### Goal
Transcribe all of the material exactly. Any picture in it should be left out.
********
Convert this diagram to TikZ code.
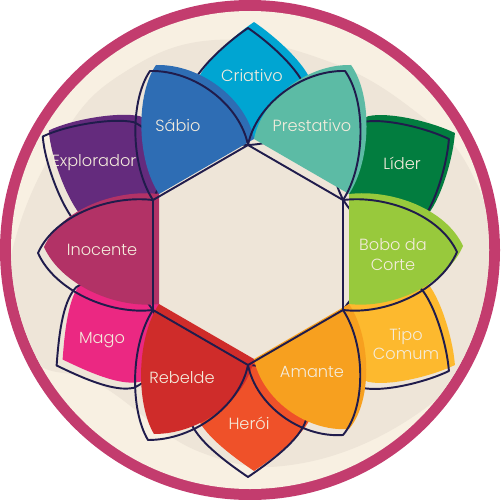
\documentclass[tikz,border=0pt]{standalone}
\usepackage{fontspec}
\setmainfont{Poppins}[UprightFont=* Light]
\definecolor{ring}{HTML}{C33C6E}
\definecolor{cream}{HTML}{F8F0E2}
\definecolor{sand}{HTML}{EEE5D8}
\definecolor{ink}{HTML}{201C4C}
\definecolor{label}{HTML}{F4ECDC}
\definecolor{criativo}{HTML}{00A5D2}
\definecolor{sabio}{HTML}{2E6DB4}
\definecolor{prestativo}{HTML}{5CBBA5}
\definecolor{lider}{HTML}{027D3F}
\definecolor{bobo}{HTML}{98C93C}
\definecolor{tipo}{HTML}{FDB92E}
\definecolor{amante}{HTML}{F7A01F}
\definecolor{heroi}{HTML}{EF5129}
\definecolor{rebelde}{HTML}{CF2C2A}
\definecolor{mago}{HTML}{EB2882}
\definecolor{inocente}{HTML}{B23266}
\definecolor{explorador}{HTML}{642B7D}
\usetikzlibrary{positioning}
\newcommand{\outerpath}[1]{(110,0) .. controls (112,45) and (138,60) .. (165,58) .. controls (185,52) and ({#1-15},22) .. (#1,0) .. controls ({#1-15},-22) and (185,-52) .. (165,-58) .. controls (138,-60) and (112,-45) .. (110,0) -- cycle}
\newcommand{\sabiopath}{(153,200) .. controls (130,165) and (130,100) .. (150,71) .. controls (195,70) and (240,105) .. (248,145) -- cycle}
\newcommand{\prestativopath}{(343,200) .. controls (366,165) and (366,100) .. (345,71) .. controls (301,70) and (256,105) .. (248,145) -- cycle}
\newcommand{\bobopath}{(343,200) .. controls (386,195) and (440,215) .. (457,252) .. controls (440,291) and (386,315) .. (343,310) -- cycle}
\newcommand{\amantepath}{(343,310) .. controls (366,345) and (366,408) .. (343,435) .. controls (300,438) and (256,405) .. (248,365) -- cycle}
\newcommand{\rebeldepath}{(153,310) .. controls (130,345) and (130,410) .. (148,440) .. controls (195,440) and (240,405) .. (248,365) -- cycle}
\newcommand{\inocentepath}{(153,200) .. controls (110,195) and (55,215) .. (38,253) .. controls (55,291) and (110,315) .. (153,310) -- cycle}

\begin{document}
\begin{tikzpicture}[x=0.02cm,y=-0.02cm,
  every node/.style={font=\fontsize{9.2}{11.3}\selectfont,text=label,align=center},
  petal line/.style={draw=ink,line width=1.1pt,line join=round}]
  \useasboundingbox (0,0) rectangle (500,500);
  \fill[ring] (250,250) circle (250);
  \fill[cream] (250,250) circle (239);
  \begin{scope}
    \clip (250,250) circle (239);
    \fill[sand] plot[smooth cycle,tension=0.7] coordinates {(215,40) (330,62) (420,115) (470,170) (492,250) (478,340) (420,412) (303,463) (200,452) (100,385) (40,366) (8,330) (15,240) (60,140) (120,75)};
  \end{scope}
  \fill[criativo,shift={(254,249)},rotate=90] \outerpath{227};
  \draw[petal line,shift={(248,255)},rotate=90] \outerpath{227};
  \fill[lider,shift={(254,249)},rotate=30] \outerpath{232};
  \draw[petal line,shift={(248,255)},rotate=30] \outerpath{232};
  \fill[tipo,shift={(254,249)},rotate=-30] \outerpath{232};
  \draw[petal line,shift={(248,255)},rotate=-30] \outerpath{232};
  \fill[heroi,shift={(254,249)},rotate=-90] \outerpath{222};
  \draw[petal line,shift={(248,255)},rotate=-90] \outerpath{222};
  \fill[mago,shift={(254,249)},rotate=-150] \outerpath{221};
  \draw[petal line,shift={(248,255)},rotate=-150] \outerpath{221};
  \fill[explorador,shift={(254,249)},rotate=150] \outerpath{237};
  \draw[petal line,shift={(248,255)},rotate=150] \outerpath{237};
  \fill[sabio,shift={(6,-6)}] \sabiopath;
  \fill[prestativo,shift={(6,-6)}] \prestativopath;
  \fill[bobo,shift={(6,-6)}] \bobopath;
  \fill[amante,shift={(6,-6)}] \amantepath;
  \fill[rebelde,shift={(6,-6)}] \rebeldepath;
  \fill[inocente,shift={(6,-6)}] \inocentepath;
  \draw[petal line] \sabiopath;
  \draw[petal line] \prestativopath;
  \draw[petal line] \bobopath;
  \draw[petal line] \amantepath;
  \draw[petal line] \rebeldepath;
  \draw[petal line] \inocentepath;
  \node (criativo) at (252,75) {Criativo};
  \node (sabio) at (178,125) {Sábio};
  \node (prestativo) at (312,125) {Prestativo};
  \node (explorador) at (94,163) {Explorador};
  \node (lider) at (402,163) {Líder};
  \node (inocente) at (102,250) {Inocente};
  \node (bobo) at (393,255) {Bobo da\\Corte};
  \node (mago) at (102,340) {Mago};
  \node (tipo) at (406,344) {Tipo\\Comum};
  \node (rebelde) at (182,378) {Rebelde};
  \node (amante) at (312,372) {Amante};
  \node (heroi) at (249,423) {Herói};
\end{tikzpicture}
\end{document}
********
### Output for this exercise
Convert this diagram to TikZ code.
\documentclass[tikz,border=0pt]{standalone}
\usepackage{fontspec}
\setmainfont{Poppins}[UprightFont=* Light]
\definecolor{ring}{HTML}{C33C6E}
\definecolor{cream}{HTML}{F8F0E2}
\definecolor{sand}{HTML}{EEE5D8}
\definecolor{ink}{HTML}{201C4C}
\definecolor{label}{HTML}{F4ECDC}
\definecolor{criativo}{HTML}{00A5D2}
\definecolor{sabio}{HTML}{2E6DB4}
\definecolor{prestativo}{HTML}{5CBBA5}
\definecolor{lider}{HTML}{027D3F}
\definecolor{bobo}{HTML}{98C93C}
\definecolor{tipo}{HTML}{FDB92E}
\definecolor{amante}{HTML}{F7A01F}
\definecolor{heroi}{HTML}{EF5129}
\definecolor{rebelde}{HTML}{CF2C2A}
\definecolor{mago}{HTML}{EB2882}
\definecolor{inocente}{HTML}{B23266}
\definecolor{explorador}{HTML}{642B7D}
\usetikzlibrary{positioning}
\newcommand{\outerpath}[1]{(110,0) .. controls (112,45) and (138,60) .. (165,58) .. controls (185,52) and ({#1-15},22) .. (#1,0) .. controls ({#1-15},-22) and (185,-52) .. (165,-58) .. controls (138,-60) and (112,-45) .. (110,0) -- cycle}
\newcommand{\sabiopath}{(153,200) .. controls (130,165) and (130,100) .. (150,71) .. controls (195,70) and (240,105) .. (248,145) -- cycle}
\newcommand{\prestativopath}{(343,200) .. controls (366,165) and (366,100) .. (345,71) .. controls (301,70) and (256,105) .. (248,145) -- cycle}
\newcommand{\bobopath}{(343,200) .. controls (386,195) and (440,215) .. (457,252) .. controls (440,291) and (386,315) .. (343,310) -- cycle}
\newcommand{\amantepath}{(343,310) .. controls (366,345) and (366,408) .. (343,435) .. controls (300,438) and (256,405) .. (248,365) -- cycle}
\newcommand{\rebeldepath}{(153,310) .. controls (130,345) and (130,410) .. (148,440) .. controls (195,440) and (240,405) .. (248,365) -- cycle}
\newcommand{\inocentepath}{(153,200) .. controls (110,195) and (55,215) .. (38,253) .. controls (55,291) and (110,315) .. (153,310) -- cycle}

\begin{document}
\begin{tikzpicture}[x=0.02cm,y=-0.02cm,
  every node/.style={font=\fontsize{9.2}{11.3}\selectfont,text=label,align=center},
  petal line/.style={draw=ink,line width=1.1pt,line join=round}]
  \useasboundingbox (0,0) rectangle (500,500);
  \fill[ring] (250,250) circle (250);
  \fill[cream] (250,250) circle (239);
  \begin{scope}
    \clip (250,250) circle (239);
    \fill[sand] plot[smooth cycle,tension=0.7] coordinates {(215,40) (330,62) (420,115) (470,170) (492,250) (478,340) (420,412) (303,463) (200,452) (100,385) (40,366) (8,330) (15,240) (60,140) (120,75)};
  \end{scope}
  \fill[criativo,shift={(254,249)},rotate=90] \outerpath{227};
  \draw[petal line,shift={(248,255)},rotate=90] \outerpath{227};
  \fill[lider,shift={(254,249)},rotate=30] \outerpath{232};
  \draw[petal line,shift={(248,255)},rotate=30] \outerpath{232};
  \fill[tipo,shift={(254,249)},rotate=-30] \outerpath{232};
  \draw[petal line,shift={(248,255)},rotate=-30] \outerpath{232};
  \fill[heroi,shift={(254,249)},rotate=-90] \outerpath{222};
  \draw[petal line,shift={(248,255)},rotate=-90] \outerpath{222};
  \fill[mago,shift={(254,249)},rotate=-150] \outerpath{221};
  \draw[petal line,shift={(248,255)},rotate=-150] \outerpath{221};
  \fill[explorador,shift={(254,249)},rotate=150] \outerpath{237};
  \draw[petal line,shift={(248,255)},rotate=150] \outerpath{237};
  \fill[sabio,shift={(6,-6)}] \sabiopath;
  \fill[prestativo,shift={(6,-6)}] \prestativopath;
  \fill[bobo,shift={(6,-6)}] \bobopath;
  \fill[amante,shift={(6,-6)}] \amantepath;
  \fill[rebelde,shift={(6,-6)}] \rebeldepath;
  \fill[inocente,shift={(6,-6)}] \inocentepath;
  \draw[petal line] \sabiopath;
  \draw[petal line] \prestativopath;
  \draw[petal line] \bobopath;
  \draw[petal line] \amantepath;
  \draw[petal line] \rebeldepath;
  \draw[petal line] \inocentepath;
  \node (criativo) at (252,75) {Criativo};
  \node (sabio) at (178,125) {Sábio};
  \node (prestativo) at (312,125) {Prestativo};
  \node (explorador) at (94,163) {Explorador};
  \node (lider) at (402,163) {Líder};
  \node (inocente) at (102,250) {Inocente};
  \node (bobo) at (393,255) {Bobo da\\Corte};
  \node (mago) at (102,340) {Mago};
  \node (tipo) at (406,344) {Tipo\\Comum};
  \node (rebelde) at (182,378) {Rebelde};
  \node (amante) at (312,372) {Amante};
  \node (heroi) at (249,423) {Herói};
\end{tikzpicture}
\end{document}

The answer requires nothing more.